#### Aim of the task
Leaving the pictures out, print the lines from the first line of the listing through the line containing "const line = d3.line().x(d", exactly as they read, and no others.

#### Data shown

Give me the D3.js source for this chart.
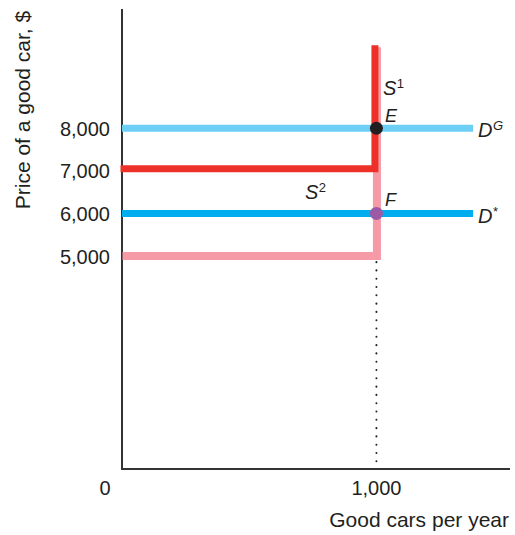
<!DOCTYPE html>
<html><head><meta charset="utf-8">
<script src="https://cdn.jsdelivr.net/npm/d3@7"></script>
<style>
html,body{margin:0;padding:0;background:#fff;}
svg{display:block;font-family:"Liberation Sans",Arial,sans-serif;}
</style></head><body>
<svg id="c" width="515" height="535"></svg>
<script>
// ---- data ----
const qty = 1000;                 // quantity of good cars supplied
const qtyMax = 1380;              // end of demand lines
const supplyTop = 9900;           // top of vertical supply segments
const demandG = 8000;             // D^G price
const demandStar = 6000;          // D* price
const supply1Price = 7000;        // S1 reservation price
const supply2Price = 5000;        // S2 reservation price
const yTicks = [8000, 7000, 6000, 5000];
const xTicks = [0, 1000];
const equilibria = [{name: "E", q: 1000, p: 8000}, {name: "F", q: 1000, p: 6000}];

const svg = d3.select("#c");
const x = d3.scaleLinear().domain([0, 1525]).range([122, 510]);
const y = d3.scaleLinear().domain([0, 10800]).range([469, 9]);
const fmt = d3.format(",");

// axes
svg.append("line").attr("x1", x(0)).attr("x2", x(0)).attr("y1", y(10800)).attr("y2", y(0))
  .attr("stroke", "#333").attr("stroke-width", 2);
svg.append("line").attr("x1", x(0) - 1).attr("x2", x(1525)).attr("y1", y(0)).attr("y2", y(0))
  .attr("stroke", "#333").attr("stroke-width", 2);

// dotted guide
svg.append("line").attr("x1", x(qty)).attr("x2", x(qty)).attr("y1", y(supply2Price) + 6).attr("y2", y(0) - 2)
  .attr("stroke", "#222").attr("stroke-width", 2).attr("stroke-linecap", "round")
  .attr("stroke-dasharray", "0.1,8.2");

const line = d3.line().x(d => x(d[0])).y(d => y(d[1]));

// supply S2 (pink)
svg.append("path").attr("d", line([[0, supply2Price], [qty, supply2Price], [qty, supplyTop]]))
  .attr("fill", "none").attr("stroke", "#f59aa6").attr("stroke-width", 8)
  .attr("transform", "translate(0.5,0)");
// supply S1 (red)
svg.append("path").attr("d", line([[0, supply1Price], [qty, supply1Price], [qty, supplyTop]]))
  .attr("fill", "none").attr("stroke", "#ee3128").attr("stroke-width", 7)
  .attr("transform", "translate(-1.5,-2)");

// demand lines
svg.append("path").attr("d", line([[0, demandG], [qtyMax, demandG]]))
  .attr("stroke", "#6dcff6").attr("stroke-width", 7);
svg.append("path").attr("d", line([[0, demandStar], [qtyMax, demandStar]]))
  .attr("stroke", "#00aeef").attr("stroke-width", 7);

// equilibrium points
svg.selectAll("circle.eq").data(equilibria).enter().append("circle")
  .attr("cx", d => x(d.q)).attr("cy", d => y(d.p)).attr("r", 6.5)
  .attr("fill", (d, i) => i === 0 ? "#231f20" : "#9c5aa6");

// tick labels
svg.selectAll("text.yt").data(yTicks).enter().append("text")
  .attr("x", 110).attr("y", d => y(d) + 7.5).attr("text-anchor", "end")
  .attr("font-size", 20).attr("fill", "#231f20").text(fmt);
svg.selectAll("text.xt").data(xTicks).enter().append("text")
  .attr("x", (d, i) => i === 0 ? 105 : x(d)).attr("y", 495).attr("text-anchor", "middle")
  .attr("font-size", 20).attr("fill", "#231f20").text(fmt);

// axis titles
svg.append("text").attr("x", 509).attr("y", 527).attr("text-anchor", "end")
  .attr("font-size", 21).attr("fill", "#231f20").text("Good cars per year");
svg.append("text").attr("transform", "translate(30,110) rotate(-90)").attr("text-anchor", "middle")
  .attr("font-size", 21).attr("fill", "#231f20").text("Price of a good car, $");

// curve labels
function lab(px, py, main, sup, size, supItalic) {
  const t = svg.append("text").attr("x", px).attr("y", py).attr("font-size", size || 20)
    .attr("font-style", "italic").attr("fill", "#231f20");
  t.append("tspan").text(main);
  if (sup) t.append("tspan").attr("dy", -7).attr("dx", 0.5).attr("font-size", 13)
    .attr("font-style", supItalic ? "italic" : "normal").text(sup);
}
lab(383, 95, "S", "1");
lab(385, 122, "E", null, 18);
lab(478, 137, "D", "G", 20, true);
lab(305, 199, "S", "2");
lab(385, 206, "F", null, 18);
lab(478, 223, "D", "*");
</script>
</body></html>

#### Complete output
Give me the D3.js source for this chart.
<!DOCTYPE html>
<html><head><meta charset="utf-8">
<script src="https://cdn.jsdelivr.net/npm/d3@7"></script>
<style>
html,body{margin:0;padding:0;background:#fff;}
svg{display:block;font-family:"Liberation Sans",Arial,sans-serif;}
</style></head><body>
<svg id="c" width="515" height="535"></svg>
<script>
// ---- data ----
const qty = 1000;                 // quantity of good cars supplied
const qtyMax = 1380;              // end of demand lines
const supplyTop = 9900;           // top of vertical supply segments
const demandG = 8000;             // D^G price
const demandStar = 6000;          // D* price
const supply1Price = 7000;        // S1 reservation price
const supply2Price = 5000;        // S2 reservation price
const yTicks = [8000, 7000, 6000, 5000];
const xTicks = [0, 1000];
const equilibria = [{name: "E", q: 1000, p: 8000}, {name: "F", q: 1000, p: 6000}];

const svg = d3.select("#c");
const x = d3.scaleLinear().domain([0, 1525]).range([122, 510]);
const y = d3.scaleLinear().domain([0, 10800]).range([469, 9]);
const fmt = d3.format(",");

// axes
svg.append("line").attr("x1", x(0)).attr("x2", x(0)).attr("y1", y(10800)).attr("y2", y(0))
  .attr("stroke", "#333").attr("stroke-width", 2);
svg.append("line").attr("x1", x(0) - 1).attr("x2", x(1525)).attr("y1", y(0)).attr("y2", y(0))
  .attr("stroke", "#333").attr("stroke-width", 2);

// dotted guide
svg.append("line").attr("x1", x(qty)).attr("x2", x(qty)).attr("y1", y(supply2Price) + 6).attr("y2", y(0) - 2)
  .attr("stroke", "#222").attr("stroke-width", 2).attr("stroke-linecap", "round")
  .attr("stroke-dasharray", "0.1,8.2");

const line = d3.line().x(d => x(d[0])).y(d => y(d[1]));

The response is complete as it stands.